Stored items
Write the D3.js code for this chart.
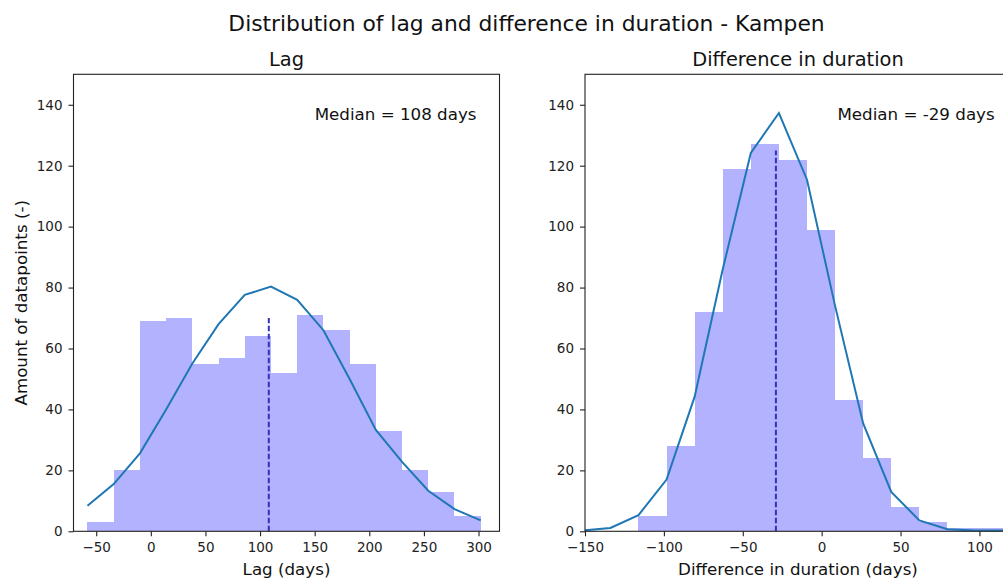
<!DOCTYPE html>
<html>
<head>
<meta charset="utf-8">
<style>
body { margin: 0; background: #fff; }
svg { display: block; font-family: "DejaVu Sans", sans-serif; }
.axis text { font-size: 13.5px; fill: #222; font-family: "DejaVu Sans", sans-serif; }
.axis line { stroke: #222; stroke-width: 1.1; }
.axis path { display: none; }
.bar { fill: blue; fill-opacity: 0.3; shape-rendering: crispEdges; }
.curve { fill: none; stroke: #1f77b4; stroke-width: 2; }
.median { stroke: #3232b8; stroke-width: 2; stroke-dasharray: 5.5 2.5; }
.frame { fill: none; stroke: #222; stroke-width: 1.1; }
</style>
</head>
<body>

<svg id="chart" width="1003" height="578"></svg>

<script src="https://d3js.org/d3.v7.min.js"></script>
<script>

// Lag histogram (days)
var lagEdges = [-58, -34, -10, 14, 38, 62, 86, 110, 134, 158, 182, 206, 230, 254, 278, 302];
var lagCounts = [3, 20, 69, 70, 55, 57, 64, 52, 71, 66, 55, 33, 20, 13, 5];
var lagCurve = [8.4, 15.5, 25.6, 40, 55.1, 68, 77.6, 80.3, 76, 66, 50, 33.3, 22.8, 13.3, 7.3, 3.6];
var lagMedian = 108;
var lagMedianTop = 70;

// Difference in duration histogram (days)
var diffEdges = [-151.7, -133.9, -116.1, -98.3, -80.5, -62.7, -44.9, -27.1, -9.3, 8.5, 26.3, 44.1, 61.9, 79.7, 97.5, 115.3, 133.1];
var diffCounts = [0, 0, 5, 28, 72, 119, 127, 122, 99, 43, 24, 8, 3, 1, 1, 1];
var diffCurve = [0.3, 1.1, 5.3, 17, 44.2, 86, 124.2, 137.3, 115.4, 74, 35.4, 12.9, 3.6, 0.7, 0.3, 0.3, 0.3];
var diffMedian = -29;
var diffMedianTop = 125;

var yTicks = [0, 20, 40, 60, 80, 100, 120, 140];

var svg = d3.select("#chart");
svg.append("rect").attr("width", 1003).attr("height", 578).attr("fill", "#fff");

var plotTop = 74.3, plotH = 457, plotW = 426;

var y = d3.scaleLinear().domain([0, 150]).range([plotH, 0]);

svg.append("text")
    .attr("x", 526.5)
    .attr("y", 30.5)
    .attr("text-anchor", "middle")
    .style("font-size", "21.8px")
    .attr("fill", "#111")
    .text("Distribution of lag and difference in duration - Kampen");

function drawPanel(p) {
    var g = svg.append("g")
        .attr("transform", "translate(" + p.left + "," + plotTop + ")");

    var x = d3.scaleLinear().domain(p.domain).range([0, plotW]);

    svg.append("clipPath").attr("id", p.id)
        .append("rect").attr("width", plotW).attr("height", plotH);

    var plot = g.append("g").attr("clip-path", "url(#" + p.id + ")");

    plot.selectAll(".bar")
        .data(p.counts)
        .enter()
        .append("rect")
        .attr("class", "bar")
        .attr("x", function(d, i) { return x(p.edges[i]); })
        .attr("width", function(d, i) { return x(p.edges[i + 1]) - x(p.edges[i]); })
        .attr("y", function(d) { return y(d); })
        .attr("height", function(d) { return plotH - y(d); });

    var line = d3.line()
        .x(function(d, i) { return x(p.edges[i]); })
        .y(function(d) { return y(d); });

    plot.append("path")
        .datum(p.curve)
        .attr("class", "curve")
        .attr("d", line);

    plot.append("line")
        .attr("class", "median")
        .attr("x1", x(p.median)).attr("x2", x(p.median))
        .attr("y1", y(0)).attr("y2", y(p.medianTop));

    g.append("g")
        .attr("class", "axis")
        .attr("transform", "translate(0," + plotH + ")")
        .call(d3.axisBottom(x).tickValues(p.xTicks).tickSize(5).tickPadding(6));

    g.append("g")
        .attr("class", "axis")
        .call(d3.axisLeft(y).tickValues(yTicks).tickSize(5).tickPadding(6));

    g.append("rect")
        .attr("class", "frame")
        .attr("width", plotW)
        .attr("height", plotH);

    g.append("text")
        .attr("x", plotW / 2)
        .attr("y", -8.8)
        .attr("text-anchor", "middle")
        .style("font-size", "19.4px")
        .attr("fill", "#111")
        .text(p.title);

    g.append("text")
        .attr("x", plotW / 2)
        .attr("y", plotH + 43.7)
        .attr("text-anchor", "middle")
        .style("font-size", "16.7px")
        .attr("fill", "#111")
        .text(p.xLabel);

    g.append("text")
        .attr("x", x(p.noteX))
        .attr("y", y(135))
        .style("font-size", "16.7px")
        .attr("fill", "#111")
        .text("Median = " + p.median + " days");

    return g;
}

var lagPanel = drawPanel({
    id: "clipLag", left: 73.5, domain: [-70.8, 319.2],
    edges: lagEdges, counts: lagCounts, curve: lagCurve,
    median: lagMedian, medianTop: lagMedianTop,
    xTicks: [-50, 0, 50, 100, 150, 200, 250, 300],
    title: "Lag", xLabel: "Lag (days)", noteX: 150
});

lagPanel.append("text")
    .attr("transform", "translate(-46.5," + (plotH / 2) + ") rotate(-90)")
    .attr("text-anchor", "middle")
    .style("font-size", "16.7px")
    .attr("fill", "#111")
    .text("Amount of datapoints (-)");

drawPanel({
    id: "clipDiff", left: 585, domain: [-150, 120],
    edges: diffEdges, counts: diffCounts, curve: diffCurve,
    median: diffMedian, medianTop: diffMedianTop,
    xTicks: [-150, -100, -50, 0, 50, 100],
    title: "Difference in duration", xLabel: "Difference in duration (days)", noteX: 10
});

</script>
</body>
</html>
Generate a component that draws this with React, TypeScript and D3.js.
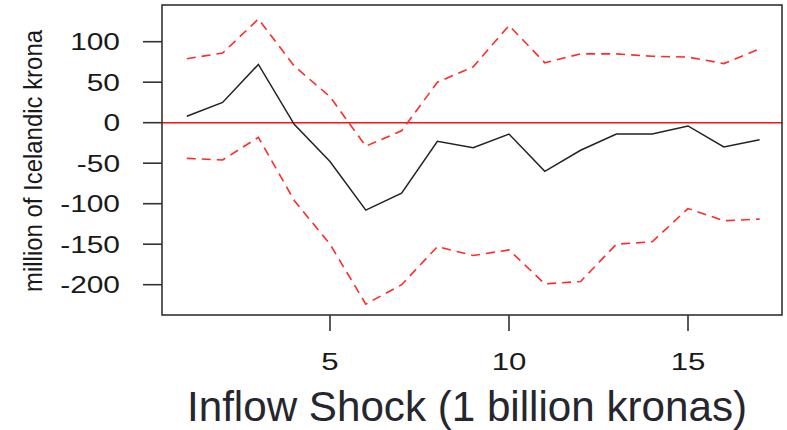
import React, { useEffect, useRef } from 'react';
import * as d3 from 'd3';

// impulse response, x = 1..17
const steps = d3.range(1, 18);
const response = [8, 25, 72, -2, -48, -108, -87, -23, -31, -14, -60, -34, -14, -14, -4, -30, -21];
const upperBand = [79, 86, 128, 70, 32, -29, -10, 50, 69, 120, 74, 85, 85, 82, 81, 73, 91];
const lowerBand = [-44, -46, -18, -96, -150, -224, -200, -153, -164, -157, -199, -196, -150, -147, -106, -121, -119];
const xTicks = [5, 10, 15];
const yTicks = [100, 50, 0, -50, -100, -150, -200];

const width = 787;
const height = 430;
const box = { left: 162, right: 782, top: 5, bottom: 315 };

export default function App() {
  const svgRef = useRef<SVGSVGElement>(null);

  useEffect(() => {
    if (!svgRef.current) return;
    const svg = d3.select(svgRef.current);
    svg.selectAll('*').remove();

    // 5 -> 330, 10 -> 509 ; 100 -> 41.7, 0 -> 122.7
    const x = d3.scaleLinear().domain([5, 10]).range([330, 509]);
    const y = d3.scaleLinear().domain([0, 100]).range([122.7, 41.7]);

    svg.append('rect')
      .attr('width', width)
      .attr('height', height)
      .attr('fill', '#fff');

    const line = d3.line<number>()
      .x((_, i) => x(steps[i]))
      .y(d => y(d));

    // zero line
    svg.append('line')
      .attr('x1', box.left)
      .attr('x2', box.right)
      .attr('y1', y(0))
      .attr('y2', y(0))
      .attr('stroke', '#ff1010')
      .attr('stroke-width', 1.6);

    [upperBand, lowerBand].forEach(band => {
      svg.append('path')
        .attr('d', line(band))
        .attr('fill', 'none')
        .attr('stroke', '#ff2a2a')
        .attr('stroke-width', 1.6)
        .attr('stroke-dasharray', '9,6');
    });

    svg.append('path')
      .attr('d', line(response))
      .attr('fill', 'none')
      .attr('stroke', '#222')
      .attr('stroke-width', 1.5);

    // frame
    svg.append('rect')
      .attr('x', box.left)
      .attr('y', box.top)
      .attr('width', box.right - box.left)
      .attr('height', box.bottom - box.top)
      .attr('fill', 'none')
      .attr('stroke', '#333')
      .attr('stroke-width', 1.6);

    const font = 'Arial, "Liberation Sans", sans-serif';

    // y axis
    const yAxis = svg.append('g');
    yTicks.forEach(t => {
      yAxis.append('line')
        .attr('x1', 143)
        .attr('x2', box.left)
        .attr('y1', y(t))
        .attr('y2', y(t))
        .attr('stroke', '#333')
        .attr('stroke-width', 1.6);
      yAxis.append('text')
        .attr('transform', `translate(120,${y(t) + 8.5}) scale(1.3,1)`)
        .attr('text-anchor', 'end')
        .attr('font-family', font)
        .attr('font-size', 23)
        .attr('fill', '#1a1a1a')
        .text(t);
    });

    // x axis
    const xAxis = svg.append('g');
    xTicks.forEach(t => {
      xAxis.append('line')
        .attr('x1', x(t))
        .attr('x2', x(t))
        .attr('y1', box.bottom)
        .attr('y2', 331)
        .attr('stroke', '#333')
        .attr('stroke-width', 1.6);
      xAxis.append('text')
        .attr('transform', `translate(${x(t)},370) scale(1.3,1)`)
        .attr('text-anchor', 'middle')
        .attr('font-family', font)
        .attr('font-size', 24)
        .attr('fill', '#1a1a1a')
        .text(t);
    });

    svg.append('text')
      .attr('x', 187)
      .attr('y', 421)
      .attr('textLength', 560)
      .attr('lengthAdjust', 'spacingAndGlyphs')
      .attr('font-family', font)
      .attr('font-size', 42)
      .attr('fill', '#26262e')
      .text('Inflow Shock (1 billion kronas)');

    svg.append('text')
      .attr('transform', 'translate(42,161) rotate(-90)')
      .attr('text-anchor', 'middle')
      .attr('textLength', 262)
      .attr('lengthAdjust', 'spacingAndGlyphs')
      .attr('font-family', font)
      .attr('font-size', 26)
      .attr('fill', '#1a1a1a')
      .text('million of Icelandic krona');
  }, []);

  return (
    <svg
      ref={svgRef}
      width={width}
      height={height}
      style={{ position: 'absolute', left: 0, top: 0, display: 'block' }}
    />
  );
}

To be done =>
Reproduce the material above from its first line through the line containing "var lagMedianTop = 70;", both ends included, and skip every picture.

Task output =>
Write the D3.js code for this chart.
<!DOCTYPE html>
<html>
<head>
<meta charset="utf-8">
<style>
body { margin: 0; background: #fff; }
svg { display: block; font-family: "DejaVu Sans", sans-serif; }
.axis text { font-size: 13.5px; fill: #222; font-family: "DejaVu Sans", sans-serif; }
.axis line { stroke: #222; stroke-width: 1.1; }
.axis path { display: none; }
.bar { fill: blue; fill-opacity: 0.3; shape-rendering: crispEdges; }
.curve { fill: none; stroke: #1f77b4; stroke-width: 2; }
.median { stroke: #3232b8; stroke-width: 2; stroke-dasharray: 5.5 2.5; }
.frame { fill: none; stroke: #222; stroke-width: 1.1; }
</style>
</head>
<body>

<svg id="chart" width="1003" height="578"></svg>

<script src="https://d3js.org/d3.v7.min.js"></script>
<script>

// Lag histogram (days)
var lagEdges = [-58, -34, -10, 14, 38, 62, 86, 110, 134, 158, 182, 206, 230, 254, 278, 302];
var lagCounts = [3, 20, 69, 70, 55, 57, 64, 52, 71, 66, 55, 33, 20, 13, 5];
var lagCurve = [8.4, 15.5, 25.6, 40, 55.1, 68, 77.6, 80.3, 76, 66, 50, 33.3, 22.8, 13.3, 7.3, 3.6];
var lagMedian = 108;
var lagMedianTop = 70;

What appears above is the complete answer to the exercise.